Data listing
++++

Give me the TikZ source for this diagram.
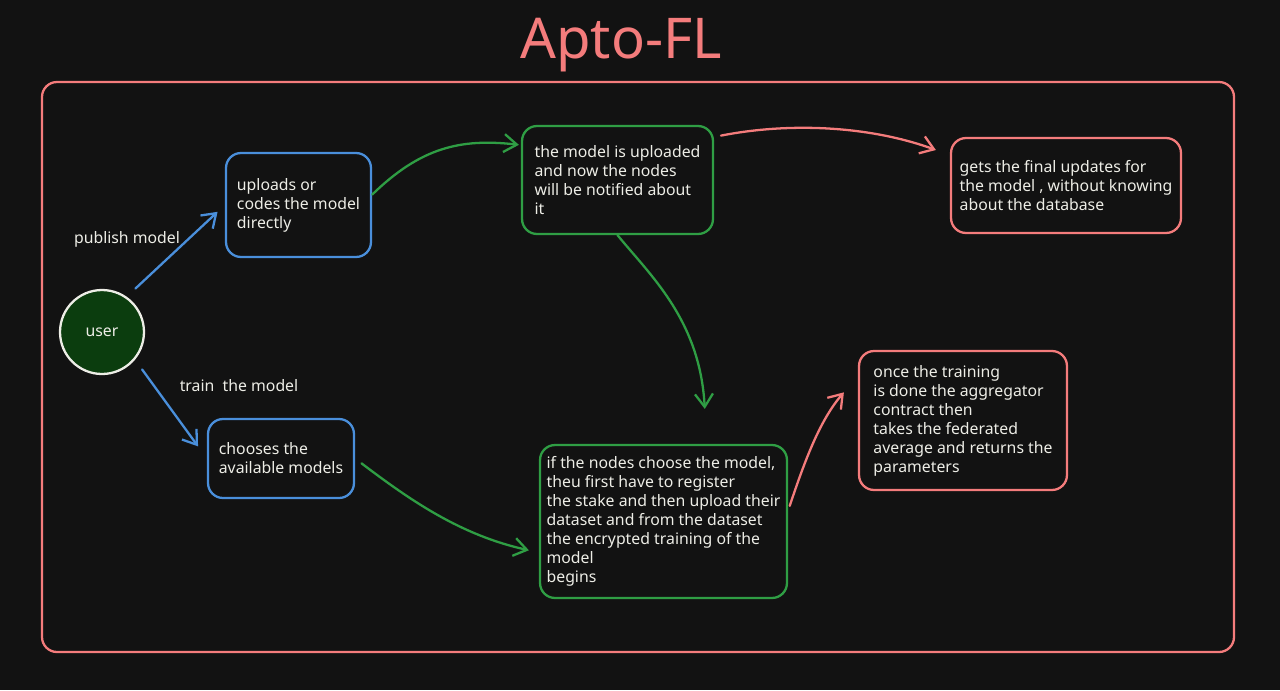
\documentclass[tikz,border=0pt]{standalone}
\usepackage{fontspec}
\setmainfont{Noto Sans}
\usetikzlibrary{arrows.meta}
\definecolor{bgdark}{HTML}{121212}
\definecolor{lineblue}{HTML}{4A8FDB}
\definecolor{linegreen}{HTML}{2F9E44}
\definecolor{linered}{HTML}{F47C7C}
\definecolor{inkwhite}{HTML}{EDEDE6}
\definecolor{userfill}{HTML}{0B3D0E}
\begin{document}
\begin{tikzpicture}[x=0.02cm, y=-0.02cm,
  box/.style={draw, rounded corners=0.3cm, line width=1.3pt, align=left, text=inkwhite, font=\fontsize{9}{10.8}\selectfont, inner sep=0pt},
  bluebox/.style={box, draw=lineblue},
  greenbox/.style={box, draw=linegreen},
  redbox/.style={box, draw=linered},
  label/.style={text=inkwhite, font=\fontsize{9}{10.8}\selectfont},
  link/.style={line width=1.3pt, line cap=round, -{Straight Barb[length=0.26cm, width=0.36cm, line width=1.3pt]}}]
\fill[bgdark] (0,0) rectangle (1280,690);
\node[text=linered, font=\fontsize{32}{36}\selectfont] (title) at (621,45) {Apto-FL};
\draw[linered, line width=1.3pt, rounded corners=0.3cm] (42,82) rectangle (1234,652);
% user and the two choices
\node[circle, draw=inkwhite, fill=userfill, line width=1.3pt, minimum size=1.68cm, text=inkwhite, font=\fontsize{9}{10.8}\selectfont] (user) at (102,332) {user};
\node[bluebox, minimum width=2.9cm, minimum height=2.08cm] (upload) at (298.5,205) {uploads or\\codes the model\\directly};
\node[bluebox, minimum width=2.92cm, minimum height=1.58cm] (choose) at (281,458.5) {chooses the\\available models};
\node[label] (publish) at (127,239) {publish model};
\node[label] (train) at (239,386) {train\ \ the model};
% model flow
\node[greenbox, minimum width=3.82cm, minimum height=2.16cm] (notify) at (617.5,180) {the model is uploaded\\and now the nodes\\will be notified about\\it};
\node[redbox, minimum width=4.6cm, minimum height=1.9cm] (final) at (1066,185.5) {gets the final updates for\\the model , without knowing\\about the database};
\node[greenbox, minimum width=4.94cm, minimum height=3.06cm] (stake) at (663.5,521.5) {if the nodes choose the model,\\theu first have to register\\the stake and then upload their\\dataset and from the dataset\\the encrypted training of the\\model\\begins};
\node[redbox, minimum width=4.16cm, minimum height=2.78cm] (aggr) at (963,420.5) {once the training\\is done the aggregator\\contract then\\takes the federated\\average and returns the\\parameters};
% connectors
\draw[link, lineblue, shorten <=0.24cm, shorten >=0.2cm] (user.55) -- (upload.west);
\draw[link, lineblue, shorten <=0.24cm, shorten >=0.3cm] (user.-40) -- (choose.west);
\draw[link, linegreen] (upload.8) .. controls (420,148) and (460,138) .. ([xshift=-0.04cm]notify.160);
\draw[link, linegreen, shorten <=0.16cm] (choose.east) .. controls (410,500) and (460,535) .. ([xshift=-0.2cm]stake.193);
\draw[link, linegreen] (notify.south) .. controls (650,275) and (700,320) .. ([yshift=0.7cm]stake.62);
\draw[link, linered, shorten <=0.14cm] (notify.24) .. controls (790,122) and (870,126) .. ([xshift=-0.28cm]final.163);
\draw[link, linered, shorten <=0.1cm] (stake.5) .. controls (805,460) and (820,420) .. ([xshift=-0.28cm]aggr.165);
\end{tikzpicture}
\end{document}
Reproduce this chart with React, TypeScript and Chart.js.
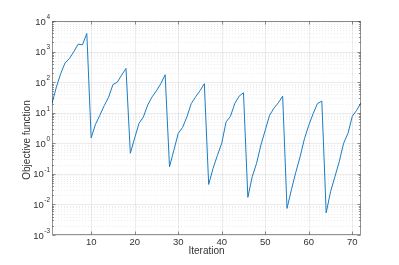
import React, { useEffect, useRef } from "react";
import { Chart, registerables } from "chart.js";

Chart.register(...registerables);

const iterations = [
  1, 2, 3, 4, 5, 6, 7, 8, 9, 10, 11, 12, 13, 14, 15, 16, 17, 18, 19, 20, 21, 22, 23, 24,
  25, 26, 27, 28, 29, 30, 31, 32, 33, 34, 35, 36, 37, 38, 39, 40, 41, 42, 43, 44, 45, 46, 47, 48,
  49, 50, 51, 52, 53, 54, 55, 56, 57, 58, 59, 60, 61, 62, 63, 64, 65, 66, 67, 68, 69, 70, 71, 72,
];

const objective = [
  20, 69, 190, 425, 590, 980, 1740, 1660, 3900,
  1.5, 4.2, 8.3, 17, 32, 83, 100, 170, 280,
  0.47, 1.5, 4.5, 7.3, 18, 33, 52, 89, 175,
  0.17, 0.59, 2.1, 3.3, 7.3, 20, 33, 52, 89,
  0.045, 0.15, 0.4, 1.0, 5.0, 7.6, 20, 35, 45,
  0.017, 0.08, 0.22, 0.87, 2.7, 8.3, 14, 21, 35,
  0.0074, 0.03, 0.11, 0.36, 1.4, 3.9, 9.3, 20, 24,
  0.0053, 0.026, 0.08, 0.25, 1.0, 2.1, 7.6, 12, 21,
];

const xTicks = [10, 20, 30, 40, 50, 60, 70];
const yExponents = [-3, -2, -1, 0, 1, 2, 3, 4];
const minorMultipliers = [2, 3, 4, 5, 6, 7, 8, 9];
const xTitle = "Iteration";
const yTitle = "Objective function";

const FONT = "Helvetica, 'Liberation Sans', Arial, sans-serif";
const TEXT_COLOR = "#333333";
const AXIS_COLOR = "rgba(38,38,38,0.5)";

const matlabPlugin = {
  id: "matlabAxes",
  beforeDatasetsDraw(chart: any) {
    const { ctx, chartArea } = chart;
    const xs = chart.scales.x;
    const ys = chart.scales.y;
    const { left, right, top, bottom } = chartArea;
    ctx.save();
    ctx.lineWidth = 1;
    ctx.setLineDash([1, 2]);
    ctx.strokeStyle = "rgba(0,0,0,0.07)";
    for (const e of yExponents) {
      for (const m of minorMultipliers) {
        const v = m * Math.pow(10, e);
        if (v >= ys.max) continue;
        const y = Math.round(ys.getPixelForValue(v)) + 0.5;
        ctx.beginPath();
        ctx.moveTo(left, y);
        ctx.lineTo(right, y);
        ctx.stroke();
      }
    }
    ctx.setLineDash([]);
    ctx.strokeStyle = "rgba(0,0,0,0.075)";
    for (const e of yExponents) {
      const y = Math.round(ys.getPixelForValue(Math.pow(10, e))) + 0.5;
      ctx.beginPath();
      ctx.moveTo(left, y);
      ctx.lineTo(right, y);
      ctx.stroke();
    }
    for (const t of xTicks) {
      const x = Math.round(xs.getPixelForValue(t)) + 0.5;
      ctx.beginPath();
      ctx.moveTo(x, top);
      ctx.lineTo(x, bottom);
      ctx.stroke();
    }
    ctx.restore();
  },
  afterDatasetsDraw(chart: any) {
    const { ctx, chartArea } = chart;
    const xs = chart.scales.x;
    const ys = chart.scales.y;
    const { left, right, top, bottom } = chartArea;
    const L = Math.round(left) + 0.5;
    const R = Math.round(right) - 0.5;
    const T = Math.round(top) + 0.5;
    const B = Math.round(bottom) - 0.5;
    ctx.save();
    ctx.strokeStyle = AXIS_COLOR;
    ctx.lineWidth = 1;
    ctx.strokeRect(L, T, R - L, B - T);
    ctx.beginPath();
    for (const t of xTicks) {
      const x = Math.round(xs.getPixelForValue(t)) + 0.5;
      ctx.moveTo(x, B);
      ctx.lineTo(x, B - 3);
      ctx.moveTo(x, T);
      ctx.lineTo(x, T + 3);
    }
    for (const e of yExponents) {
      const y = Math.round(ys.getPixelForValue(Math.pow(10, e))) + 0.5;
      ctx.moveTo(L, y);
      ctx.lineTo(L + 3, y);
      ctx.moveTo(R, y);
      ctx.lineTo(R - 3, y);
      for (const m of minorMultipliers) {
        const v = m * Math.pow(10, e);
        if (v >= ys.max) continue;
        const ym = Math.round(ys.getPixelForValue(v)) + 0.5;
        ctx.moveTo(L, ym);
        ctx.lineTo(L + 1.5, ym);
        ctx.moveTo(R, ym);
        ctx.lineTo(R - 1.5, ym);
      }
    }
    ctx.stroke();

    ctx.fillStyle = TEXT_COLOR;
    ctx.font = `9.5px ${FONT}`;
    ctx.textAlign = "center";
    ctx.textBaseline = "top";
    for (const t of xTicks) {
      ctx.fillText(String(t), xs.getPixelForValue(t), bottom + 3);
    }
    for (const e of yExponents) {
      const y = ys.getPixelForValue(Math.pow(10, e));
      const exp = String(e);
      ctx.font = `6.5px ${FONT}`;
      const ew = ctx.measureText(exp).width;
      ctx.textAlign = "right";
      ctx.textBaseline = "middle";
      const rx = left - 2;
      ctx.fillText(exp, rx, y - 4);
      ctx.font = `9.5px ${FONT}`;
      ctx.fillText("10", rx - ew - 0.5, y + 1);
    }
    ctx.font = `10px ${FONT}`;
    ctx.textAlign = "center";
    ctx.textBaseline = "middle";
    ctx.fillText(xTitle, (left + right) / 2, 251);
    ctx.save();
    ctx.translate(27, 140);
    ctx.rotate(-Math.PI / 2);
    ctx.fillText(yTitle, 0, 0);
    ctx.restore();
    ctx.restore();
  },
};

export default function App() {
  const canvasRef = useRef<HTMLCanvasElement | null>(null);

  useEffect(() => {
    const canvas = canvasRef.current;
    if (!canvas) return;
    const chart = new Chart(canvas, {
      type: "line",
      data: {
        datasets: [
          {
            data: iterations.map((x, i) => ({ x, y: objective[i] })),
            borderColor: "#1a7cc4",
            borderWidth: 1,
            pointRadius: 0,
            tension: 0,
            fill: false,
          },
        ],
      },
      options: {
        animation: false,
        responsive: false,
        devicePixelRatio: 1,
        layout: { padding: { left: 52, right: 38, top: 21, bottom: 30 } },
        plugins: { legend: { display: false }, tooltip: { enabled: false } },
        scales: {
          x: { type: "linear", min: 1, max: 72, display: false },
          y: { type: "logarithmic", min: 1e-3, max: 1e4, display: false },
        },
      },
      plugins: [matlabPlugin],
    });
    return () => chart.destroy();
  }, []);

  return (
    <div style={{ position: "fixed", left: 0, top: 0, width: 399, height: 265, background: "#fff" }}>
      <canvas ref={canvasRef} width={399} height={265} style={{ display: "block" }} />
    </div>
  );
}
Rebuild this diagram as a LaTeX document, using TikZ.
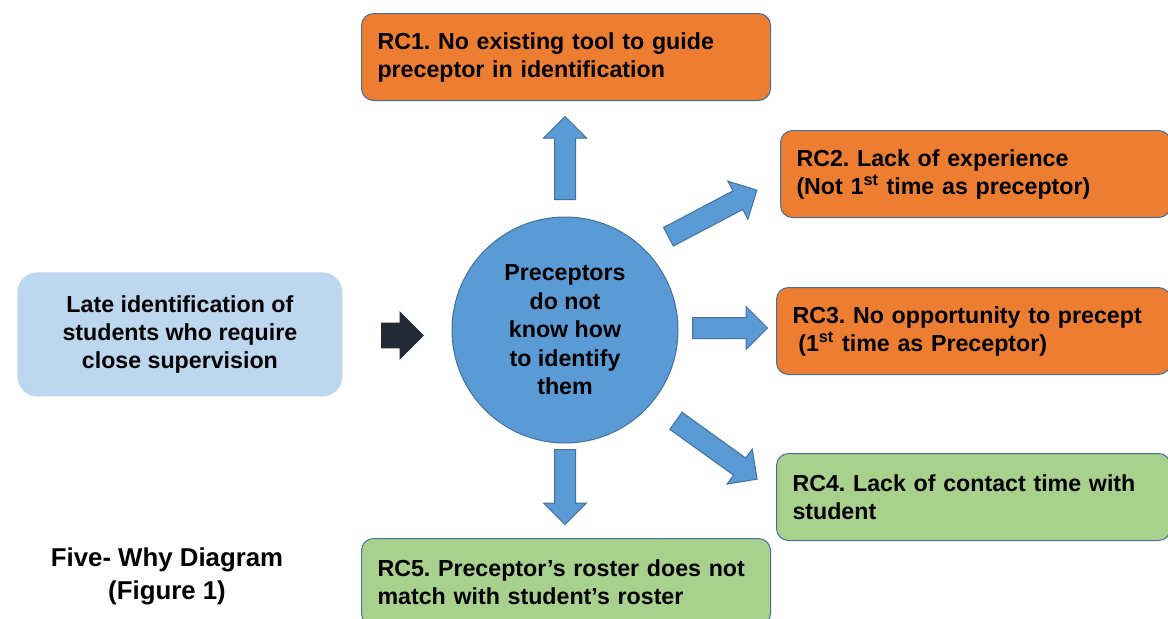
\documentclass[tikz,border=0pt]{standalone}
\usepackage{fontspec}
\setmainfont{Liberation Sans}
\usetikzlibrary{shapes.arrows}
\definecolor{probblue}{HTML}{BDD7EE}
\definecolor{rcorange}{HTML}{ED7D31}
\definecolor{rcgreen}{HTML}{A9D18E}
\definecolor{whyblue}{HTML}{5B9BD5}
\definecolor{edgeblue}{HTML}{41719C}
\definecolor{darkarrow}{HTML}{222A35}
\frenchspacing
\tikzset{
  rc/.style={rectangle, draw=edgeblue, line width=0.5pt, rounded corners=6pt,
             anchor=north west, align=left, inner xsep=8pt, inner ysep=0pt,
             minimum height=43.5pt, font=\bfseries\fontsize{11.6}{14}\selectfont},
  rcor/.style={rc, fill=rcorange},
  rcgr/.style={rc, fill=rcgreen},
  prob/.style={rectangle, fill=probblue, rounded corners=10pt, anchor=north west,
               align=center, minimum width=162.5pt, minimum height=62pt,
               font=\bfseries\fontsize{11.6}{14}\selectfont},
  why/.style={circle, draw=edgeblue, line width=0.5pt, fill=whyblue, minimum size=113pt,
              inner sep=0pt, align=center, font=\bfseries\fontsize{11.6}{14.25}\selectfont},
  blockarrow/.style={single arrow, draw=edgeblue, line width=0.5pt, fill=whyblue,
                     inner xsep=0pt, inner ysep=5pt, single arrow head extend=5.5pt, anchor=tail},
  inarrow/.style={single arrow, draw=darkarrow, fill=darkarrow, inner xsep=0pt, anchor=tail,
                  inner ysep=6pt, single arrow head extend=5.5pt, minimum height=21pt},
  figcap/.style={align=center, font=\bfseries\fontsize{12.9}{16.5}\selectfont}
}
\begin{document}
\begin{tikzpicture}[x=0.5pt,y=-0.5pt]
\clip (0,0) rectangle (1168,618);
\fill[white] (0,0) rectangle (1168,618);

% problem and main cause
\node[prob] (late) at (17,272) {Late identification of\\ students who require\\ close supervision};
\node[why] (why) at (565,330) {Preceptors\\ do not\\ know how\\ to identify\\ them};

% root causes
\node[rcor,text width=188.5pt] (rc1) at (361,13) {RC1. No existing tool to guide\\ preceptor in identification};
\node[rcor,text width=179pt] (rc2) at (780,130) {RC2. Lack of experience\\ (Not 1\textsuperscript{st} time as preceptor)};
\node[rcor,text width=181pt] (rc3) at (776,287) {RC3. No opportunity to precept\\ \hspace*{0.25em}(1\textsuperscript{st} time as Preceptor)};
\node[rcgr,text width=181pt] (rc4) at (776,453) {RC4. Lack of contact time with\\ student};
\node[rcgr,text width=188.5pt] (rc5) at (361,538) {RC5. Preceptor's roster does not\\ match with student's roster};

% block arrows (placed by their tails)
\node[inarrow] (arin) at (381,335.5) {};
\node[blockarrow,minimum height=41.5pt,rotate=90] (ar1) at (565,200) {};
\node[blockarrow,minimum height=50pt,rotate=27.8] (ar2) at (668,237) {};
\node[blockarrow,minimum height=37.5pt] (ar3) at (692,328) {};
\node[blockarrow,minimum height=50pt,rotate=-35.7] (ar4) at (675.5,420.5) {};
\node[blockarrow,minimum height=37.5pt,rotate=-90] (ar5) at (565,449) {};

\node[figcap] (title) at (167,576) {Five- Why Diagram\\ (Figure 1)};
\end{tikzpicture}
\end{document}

++++

■ Exercise aim ■
Copy out every line of the listing that includes the string "React".

■ Exercise solution ■
Reproduce this chart with React, TypeScript and Chart.js.
import React, { useEffect, useRef } from "react";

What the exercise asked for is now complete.